17.10.06

AMOR-TE


Já houve tempos em que não foi assim, mas agora não penso muito na morte. ou prefiro não pensar. Não me lembro de temer o nada ou a vida para além da morte. Temo a separação. sentir a fragilidade daqueles que amo. ou passar pela dura aprendizagem de viver a ausência de alguém. Assusta-me a dor, física e psicológica, que associamos a esta passagem, o prolongamento artificial do tempo, pela consciência súbita da preciosidade do momento, ou porque uma máquina nos quer reter, a satisfação das últimas vontades e a concessão de prazeres, estes quase sempre pequenos, comoventes, com que se mascara a tortura da espera. Temo o desespero. não a morte.

Por causa de um episódio particular vivido aos vinte anos, encaro a morte como uma quase-entidade, movida por vontade própria. Como no Sétimo Selo de Bergman, veste negro, e um capuz encobre-lhe o rosto. Quando um familiar meu adoeceu gravemente, há já alguns anos, lembro-me de pensar que esse vulto nos andaria a rondar, e que, como no filme, certamente levaria outras pessoas desprevenidas, antes do jogador que desafiava aos olhos de todos. Sentia medo desses caprichos___ em que acreditava.

A morte gosta de nos surpreender. No entanto, é quando nem damos pela sua chegada que sofremos menos. que a morte não dói. Talvez seja por isso que me assustam as viagens de automóvel mas não sinta muita ansiedade quando viajo de avião. O tempo elástico, curto-súbito, sempre nos protege do galopar das angústias. Padecer de uma doença grave, que se arrasta, nos arrasta, arrasta todos à nossa volta até à despedida, é o pior dos cenários que posso imaginar.

É por isso que não sei o que pensar desta exposição,
Amor-te. Walter Schels e Beate Lakotta lançaram-se num projecto de foto-reportagem que não deixa ninguém indiferente. Procuraram doentes terminais e acompanharam-nos até à morte. O resultado é um conjunto de fotografias, organizadas por pares, retratando essas pessoas "antes de" e após a morte.


A curiosidade mórbida dos autores, ele fotógrafo, ela jornalista do Der Spiegel, pode ser discutida, inclusivé do ponto de vista ético. mas as pessoas fotografadas permitiram certamente esta invasão de privacidade. A exposição está patente no Museu da Água, em Lisboa, de 3 a 28 de Outubro. Leio no blog de Amor-te as perguntas: Como encarar a morte? Consegue ultrapassar o medo e contemplar o seu rosto?

Mas não é a morte que eu vejo. Vejo o tempo curto-súbito-longo entre uma foto e outra, e isso faz-me sofrer. Não me parecem 44 fotografias onde a vida, o amor e a morte se espelham em cada um dos rostos retratados.
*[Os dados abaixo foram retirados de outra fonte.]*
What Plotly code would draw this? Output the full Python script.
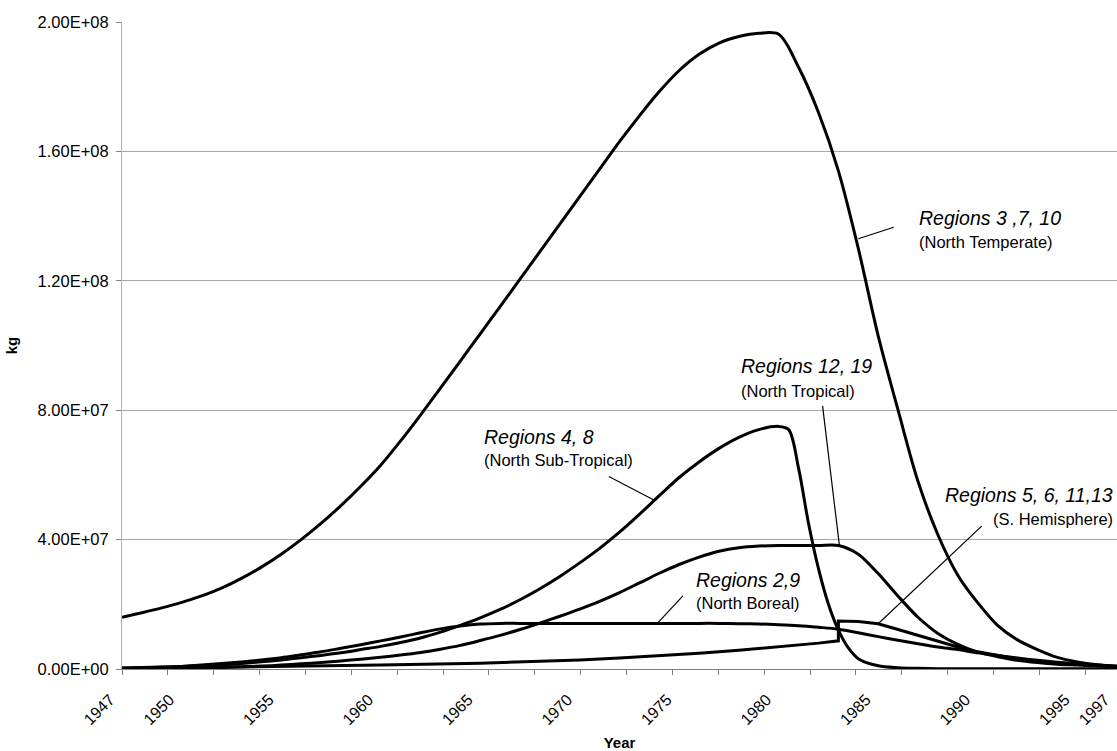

Eu só vejo dor viva, e depois, uma subtracção. de olhar.

Encarar a morte não é surpreender alguém a fechar os olhos.

Passei por
aqui e espantei-me com Amor-te. Mas, se não for ver a exposição, não é por não aceitar a condição mortal do ser humano ou me impressionar com a pele baça e fria do morto. É por (ainda) resistir à ideia de que o sofrimento faz parte da vida. e não gostar que me violentem, em nome da arte ou de uma qualquer pseudo-sociologia mediática.